Saturday, February 10, 2007

EXECUTIVE PAY BECOMING A SERIOUS ISSUE

How does a $210 million severance package sound? $200 million? Well, Robert Nardelli did a poor job of running Home Depot and got pushed out of the executive suite recently, but was handed the $210 million king's ransom on his way out the door. Henry A. McKinnell did perhaps an even worse job of running Pfizer. His reward? A cool $200 million.

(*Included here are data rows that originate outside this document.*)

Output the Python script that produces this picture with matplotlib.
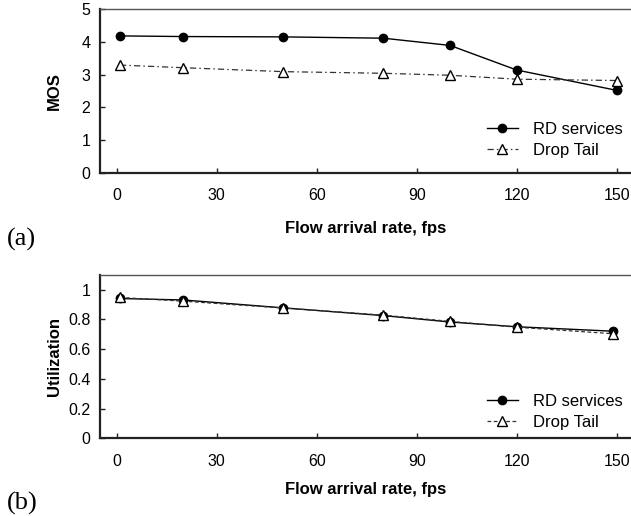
"""MOS and link utilization versus flow arrival rate for RD services and Drop Tail."""

import matplotlib

matplotlib.use("Agg")
import matplotlib.pyplot as plt
import numpy as np

plt.rcParams["font.family"] = ["Liberation Sans", "DejaVu Sans"]

# flow arrival rate (fps) at each simulated point
rate_mos = [1, 20, 50, 80, 100, 120, 150]
rate_util = [1, 20, 50, 80, 100, 120, 149]

mos_rd = [4.18, 4.16, 4.15, 4.11, 3.89, 3.14, 2.52]
mos_droptail = [3.29, 3.21, 3.09, 3.04, 2.98, 2.86, 2.82]

util_rd = [0.94, 0.93, 0.877, 0.825, 0.782, 0.75, 0.72]
util_droptail = [0.947, 0.922, 0.876, 0.828, 0.786, 0.747, 0.703]

x_ticks = [0, 30, 60, 90, 120, 150]
mos_ticks = [0, 1, 2, 3, 4, 5]
util_ticks = [0, 0.2, 0.4, 0.6, 0.8, 1.0]
util_tick_labels = ["0", "0.2", "0.4", "0.6", "0.8", "1"]

W, H = 631, 516
fig = plt.figure(figsize=(W / 100, H / 100), dpi=100)


def frame(top_px, bottom_px):
    left = 100 / W
    return fig.add_axes([left, 1 - bottom_px / H, 1 - left, (bottom_px - top_px) / H])


def style(ax, xlabel_pad):
    ax.set_xlim(-5, 154.3)
    ax.set_xticks(x_ticks)
    ax.tick_params(direction="in", length=3.5, width=1, labelsize=11.5, color="#222222")
    ax.tick_params(axis="x", pad=11)
    ax.tick_params(axis="y", pad=7)
    ax.spines["right"].set_visible(False)
    ax.spines["top"].set_color("#555555")
    ax.spines["top"].set_linewidth(1.0)
    for side in ("left", "bottom"):
        ax.spines[side].set_linewidth(1.6)
        ax.spines[side].set_color("#222222")
    ax.set_xlabel("Flow arrival rate, fps", fontsize=12, fontweight="bold", labelpad=xlabel_pad)


def legend(ax, top):
    ax.legend(loc="upper left", bbox_to_anchor=(0.728, top), frameon=False, fontsize=12,
              handlelength=1.9, handletextpad=0.9, labelspacing=0.36, borderpad=0, borderaxespad=0)


ax1 = frame(9, 173)
ax1.plot(rate_mos, mos_rd, color="black", lw=1.0, marker="o", ms=6, label="RD services")
ax1.plot(rate_mos, mos_droptail, color="#333333", lw=0.9, ls=(0, (5, 2.5, 1.2, 2.5)), marker="^",
         ms=7.5, mfc="white", mec="black", mew=1.0, label="Drop Tail")
ax1.set_ylim(0, 5)
ax1.set_yticks(mos_ticks)
style(ax1, 12.5)
ax1.set_ylabel("MOS", fontsize=12, fontweight="bold", labelpad=14)
legend(ax1, 0.31)

ax2 = frame(274.7, 438.3)
ax2.plot(rate_util, util_rd, color="black", lw=1.0, marker="o", ms=6, label="RD services")
ax2.plot(rate_util, util_droptail, color="#333333", lw=0.9, ls=(0, (3, 2)), marker="^",
         ms=7.5, mfc="white", mec="black", mew=1.0, label="Drop Tail")
ax2.set_ylim(0, 1.1)
ax2.set_yticks(util_ticks)
ax2.set_yticklabels(util_tick_labels)
style(ax2, 10)
ax2.set_ylabel("Utilization", fontsize=12, fontweight="bold", labelpad=4)
legend(ax2, 0.272)

fig.text(7 / W, 1 - 239 / H, "(a)", family="Liberation Serif", fontsize=19, va="center", ha="left")
fig.text(7 / W, 1 - 503 / H, "(b)", family="Liberation Serif", fontsize=19, va="center", ha="left")

fig.savefig("out.png", dpi=100)
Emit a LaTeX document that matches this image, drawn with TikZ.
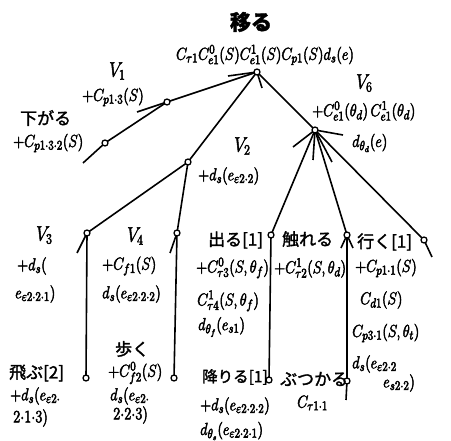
\documentclass[tikz,border=0pt]{standalone}
\usepackage{graphicx}
\usepackage{fontspec}
\newfontfamily\jp{Noto Sans CJK JP}
\newcommand{\tl}[1]{\scalebox{1}[1.2]{#1}}
\newcommand{\heavy}{\special{pdf:code 2 Tr}}
\begin{document}
\begin{tikzpicture}[x=1pt,y=-1pt]
\tikzset{
  dot/.style={circle,draw,fill=white,inner sep=0pt,minimum size=6pt,line width=1.3pt},
  edge/.style={line width=1.6pt},
  lab/.style={inner sep=0pt,anchor=west,line width=0.45pt,font=\fontsize{15}{17}\selectfont\heavy},
  vlab/.style={lab,font=\fontsize{18}{20}\selectfont\heavy},
  jlab/.style={inner sep=0pt,anchor=west,line width=0.3pt,font=\fontsize{17}{19}\selectfont\jp\heavy}
}
\useasboundingbox (0,0) rectangle (451,441);
% connectors first (nodes drawn on top)
\coordinate (r) at (257,72);
\coordinate (v1) at (167,102);
\coordinate (sg) at (105,143);
\coordinate (v2) at (188,162);
\coordinate (v3) at (87,233);
\coordinate (v4) at (177,233);
\coordinate (v6) at (315,130);
\coordinate (tb) at (86,378);
\coordinate (ar) at (174,378);
\coordinate (de) at (271,235);
\coordinate (fu) at (347,235);
\coordinate (ik) at (424,240);
\coordinate (or) at (269,380);
\coordinate (bu) at (347,381);
% tails and stubs
\coordinate (v1t) at (137,112);
\coordinate (sgt) at (83,163);
\coordinate (v3t) at (77,253);
\coordinate (v4t) at (170,253);
\coordinate (ikt) at (432,257);
\coordinate (but) at (346,400);
\coordinate (rs1) at (228,76);
\coordinate (rs2) at (262,88);
\coordinate (v6s1) at (293,147);
\coordinate (v6s2) at (343,135);
\coordinate (v6s3) at (313,160);
\coordinate (v6s4) at (332,162);
\coordinate (fus1) at (341,248);
\coordinate (fus2) at (353,248);

\draw[edge] (r) -- (v1) -- (v1t);
\draw[edge] (v1) -- (sg) -- (sgt);
\draw[edge] (r) -- (v2);
\draw[edge] (v2) -- (v3) -- (v3t);
\draw[edge] (v2) -- (v4) -- (v4t);
\draw[edge] (r) -- (v6);
\draw[edge] (r) -- (rs1);
\draw[edge] (r) -- (rs2);
\draw[edge] (v3) -- (tb);
\draw[edge] (v4) -- (ar);
\draw[edge] (v6) -- (de);
\draw[edge] (v6) -- (fu);
\draw[edge] (v6) -- (ik) -- (ikt);
\draw[edge] (v6) -- (v6s1);
\draw[edge] (v6) -- (v6s2);
\draw[edge] (v6) -- (v6s3);
\draw[edge] (v6) -- (v6s4);
\draw[edge] (de) -- (or);
\draw[edge] (fu) -- (bu) -- (but);
\draw[edge] (fu) -- (fus1);
\draw[edge] (fu) -- (fus2);

\foreach \n in {r,v1,sg,v2,v3,v4,v6,tb,ar,de,fu,ik,or,bu}
  \node[dot] (d\n) at (\n) {};

% labels
\node[inner sep=0pt,line width=0.4pt,font=\fontsize{21}{23}\selectfont\jp\bfseries\heavy] (t0) at (251,22) {移る};
\node[lab,anchor=center,font=\fontsize{15.5}{17}\selectfont\heavy] (f0) at (265,55) {\tl{$C_{\tau1}C^{0}_{e1}(S)C^{1}_{e1}(S)C_{p1}(S)d_s(e)$}};

\node[vlab] (l1) at (109,71) {\tl{$V_1$}};
\node[lab] (l1a) at (82,97) {\tl{$+C_{p1{\cdot}3}(S)$}};
\node[jlab] (l1b) at (20,118) {下がる};
\node[lab] (l1c) at (13,143) {\tl{$+C_{p1{\cdot}3{\cdot}2}(S)$}};

\node[vlab] (l2) at (234,146) {\tl{$V_2$}};
\node[lab] (l2a) at (198,176) {\tl{$+d_s(e_{\varepsilon2{\cdot}2})$}};

\node[vlab] (l6) at (356,83) {\tl{$V_6$}};
\node[lab] (l6a) at (312,111) {\tl{$+C^{0}_{e1}(\theta_d)\,C^{1}_{e1}(\theta_d)$}};
\node[lab] (l6b) at (352,143) {\tl{$d_{\theta_d}(e)$}};

\node[vlab] (l3) at (36,235) {\tl{$V_3$}};
\node[lab] (l3a) at (17,266) {\tl{$+d_s($}};
\node[lab] (l3b) at (15,294) {\tl{$e_{\varepsilon2{\cdot}2{\cdot}1})$}};

\node[vlab] (l4) at (127,236) {\tl{$V_4$}};
\node[lab] (l4a) at (102,266) {\tl{$+C_{f1}(S)$}};
\node[lab] (l4b) at (102,294) {\tl{$d_s(e_{\varepsilon2{\cdot}2{\cdot}2})$}};

\node[jlab] (l5) at (208,240) {出る[1]};
\node[lab] (l5a) at (196,268) {\tl{$+C^{0}_{\tau3}(S,\theta_f)$}};
\node[lab] (l5b) at (197,301) {\tl{$C^{1}_{\tau4}(S,\theta_f)$}};
\node[lab] (l5c) at (198,327) {\tl{$d_{\theta_f}(e_{s1})$}};

\node[jlab] (l7) at (282,239) {触れる};
\node[lab] (l7a) at (274,268) {\tl{$+C^{1}_{\tau2}(S,\theta_d)$}};

\node[jlab] (l8) at (357,242) {行く[1]};
\node[lab] (l8a) at (355,268) {\tl{$+C_{p1{\cdot}1}(S)$}};
\node[lab] (l8b) at (360,300) {\tl{$C_{d1}(S)$}};
\node[lab] (l8c) at (352,333) {\tl{$C_{p3{\cdot}1}(S,\theta_t)$}};
\node[lab] (l8d) at (352,364) {\tl{$d_s(e_{\varepsilon2{\cdot}2}$}};
\node[lab] (l8e) at (383,383) {\tl{$e_{s2{\cdot}2})$}};

\node[jlab] (l9) at (280,379) {ぶつかる};
\node[lab] (l9a) at (297,403) {\tl{$C_{\tau1{\cdot}1}$}};

\node[jlab,font=\fontsize{15.5}{18}\selectfont\jp\heavy] (l10) at (202,377) {降りる[1]};
\node[lab] (l10a) at (200,406) {\tl{$+d_s(e_{\varepsilon2{\cdot}2{\cdot}2})$}};
\node[lab] (l10b) at (200,431) {\tl{$d_{\theta_s}(e_{\varepsilon2{\cdot}2{\cdot}1})$}};

\node[jlab] (l11) at (9,373) {飛ぶ[2]};
\node[lab] (l11a) at (10,396) {\tl{$+d_s(e_{\varepsilon2{\cdot}}$}};
\node[lab] (l11b) at (13,418) {\tl{$2{\cdot}1{\cdot}3)$}};

\node[jlab] (l12) at (115,349) {歩く};
\node[lab] (l12a) at (108,373) {\tl{$+C^{0}_{f2}(S)$}};
\node[lab] (l12b) at (110,396) {\tl{$d_s(e_{\varepsilon2{\cdot}}$}};
\node[lab] (l12c) at (113,415) {\tl{$2{\cdot}2{\cdot}3)$}};
\end{tikzpicture}
\end{document}
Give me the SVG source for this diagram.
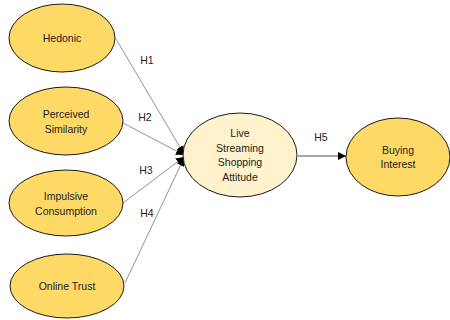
<svg xmlns="http://www.w3.org/2000/svg" width="450" height="320" viewBox="0 0 450 320">
<style>
.n{fill:#FFD966;stroke:#1a1a1a;stroke-width:1}
.c{fill:#FFF2CC;stroke:#1a1a1a;stroke-width:1}
text{font-family:"Liberation Sans",Arial,sans-serif;font-size:10.5px;fill:#222;text-anchor:middle}
.e{stroke:#777;stroke-width:0.8;fill:none;marker-end:url(#a)}
.e5{stroke:#222;stroke-width:0.8;fill:none;marker-end:url(#a)}
</style>
<defs>
<marker id="a" viewBox="0 0 10 10" refX="10" refY="5" markerWidth="8" markerHeight="8" markerUnits="userSpaceOnUse" orient="auto">
<path d="M0,0L10,5L0,10z" fill="#000"/>
</marker>
</defs>
<rect width="450" height="320" fill="#fff"/>
<g id="connectors">
<line class="e" x1="116" y1="39" x2="184" y2="154"/>
<line class="e" x1="123" y1="123" x2="184" y2="155"/>
<line class="e" x1="123" y1="203" x2="184" y2="157"/>
<line class="e" x1="125" y1="283" x2="184" y2="158"/>
<line class="e5" x1="298" y1="156" x2="346" y2="156"/>
<text x="147" y="64">H1</text>
<text x="145" y="121">H2</text>
<text x="146" y="174">H3</text>
<text x="147" y="217">H4</text>
<text x="321" y="141">H5</text>
</g>
<g id="hedonic"><ellipse class="n" cx="62" cy="38" rx="53" ry="34"/><text x="62" y="42">Hedonic</text></g>
<g id="similarity"><ellipse class="n" cx="66" cy="121" rx="57" ry="34"/><text x="66" y="118">Perceived</text><text x="66" y="133">Similarity</text></g>
<g id="impulsive"><ellipse class="n" cx="66" cy="203" rx="57" ry="33"/><text x="66" y="200">Impulsive</text><text x="66" y="215">Consumption</text></g>
<g id="trust"><ellipse class="n" cx="67" cy="286" rx="57" ry="32"/><text x="67" y="290">Online Trust</text></g>
<g id="attitude"><ellipse class="c" cx="240" cy="155" rx="57" ry="42"/><text x="240" y="137">Live</text><text x="240" y="152">Streaming</text><text x="240" y="166">Shopping</text><text x="240" y="181">Attitude</text></g>
<g id="interest"><ellipse class="n" cx="398" cy="157" rx="52" ry="39"/><text x="398" y="154">Buying</text><text x="398" y="168">Interest</text></g>
</svg>
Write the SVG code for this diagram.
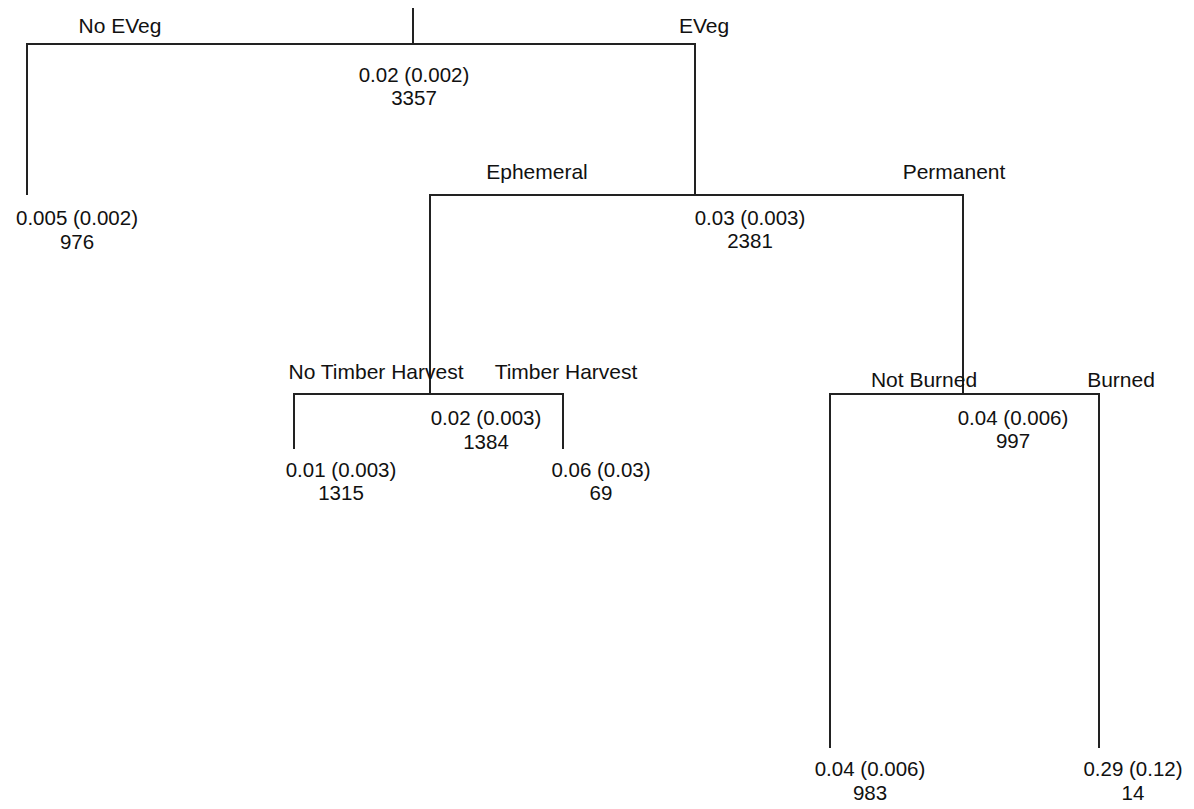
<svg xmlns="http://www.w3.org/2000/svg" width="1194" height="809" viewBox="0 0 1194 809">
  <style>
    text { font-family: "Liberation Sans", Arial, sans-serif; font-size: 20.5px; fill: #111; text-anchor: middle; }
    .split { font-size: 21px; }
    .edge { fill: none; stroke: #222; stroke-width: 2; }
  </style>
  <rect width="1194" height="809" fill="#fff"/>

  <!-- tree connectors -->
  <g id="connectors">
    <path class="edge" d="M413,8 V44"/>
    <path class="edge" d="M27,195 V44 H695 V195"/>
    <path class="edge" d="M430,394 V195 H963 V394"/>
    <path class="edge" d="M294,449 V394 H563 V449"/>
    <path class="edge" d="M830,748 V394 H1099 V748"/>
  </g>

  <!-- split labels -->
  <g id="split-labels">
    <text class="split" x="120" y="33">No EVeg</text>
    <text class="split" x="704" y="33">EVeg</text>
    <text class="split" x="537" y="179">Ephemeral</text>
    <text class="split" x="954" y="179">Permanent</text>
    <text class="split" x="376" y="379">No Timber Harvest</text>
    <text class="split" x="566" y="379">Timber Harvest</text>
    <text class="split" x="924" y="387">Not Burned</text>
    <text class="split" x="1121" y="387">Burned</text>
  </g>

  <g id="node-root">
    <text x="414" y="82">0.02 (0.002)</text>
    <text x="414" y="105">3357</text>
  </g>
  <g id="node-no-eveg">
    <text x="77" y="225">0.005 (0.002)</text>
    <text x="77" y="249">976</text>
  </g>
  <g id="node-eveg">
    <text x="750" y="225">0.03 (0.003)</text>
    <text x="750" y="248">2381</text>
  </g>
  <g id="node-ephemeral">
    <text x="486" y="425">0.02 (0.003)</text>
    <text x="486" y="449">1384</text>
  </g>
  <g id="node-no-timber">
    <text x="341" y="477">0.01 (0.003)</text>
    <text x="341" y="500">1315</text>
  </g>
  <g id="node-timber">
    <text x="601" y="477">0.06 (0.03)</text>
    <text x="601" y="500">69</text>
  </g>
  <g id="node-permanent">
    <text x="1013" y="425">0.04 (0.006)</text>
    <text x="1013" y="448">997</text>
  </g>
  <g id="node-not-burned">
    <text x="870" y="776">0.04 (0.006)</text>
    <text x="870" y="800">983</text>
  </g>
  <g id="node-burned">
    <text x="1133" y="776">0.29 (0.12)</text>
    <text x="1133" y="800">14</text>
  </g>
</svg>
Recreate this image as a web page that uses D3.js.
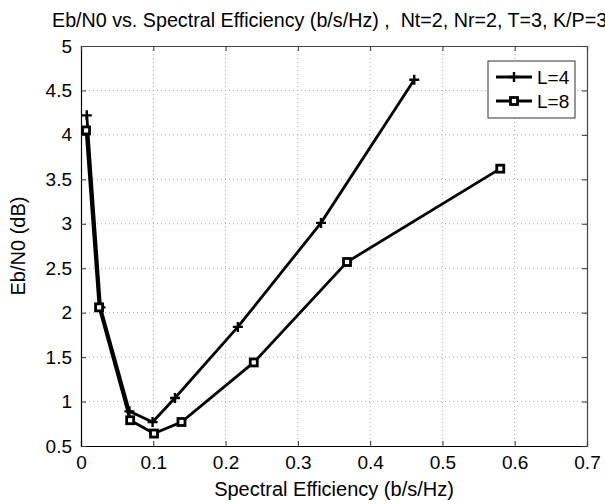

Things have gotten so bad on the executive pay front that even President Bush has recently weighed in on the issue. In a speech on Wall Street in January he said that corporate board members "need to pay attention to the executive compensation packages that you approve."

From the AP:
Rep. Barney Frank, D-Mass., chairman of the House Financial Services Committee, is expected to introduce legislation on the issue. Frank said in a January speech at the National Press Club that high CEO pay is "not just a matter of envy. It has reached a point where it has some macroeconomic significance."

Frank pointed to research done by Harvard professor Lucian Bebchuk showing that compensation of the top five officers at the country's public companies between 1993 and 2002 totaled about $250 billion — nearly 10 percent of aggregate profits. CEO pay grew by a median 11.29 percent in 2005, according to The Corporate Library, which tracks governance, compensation and performance.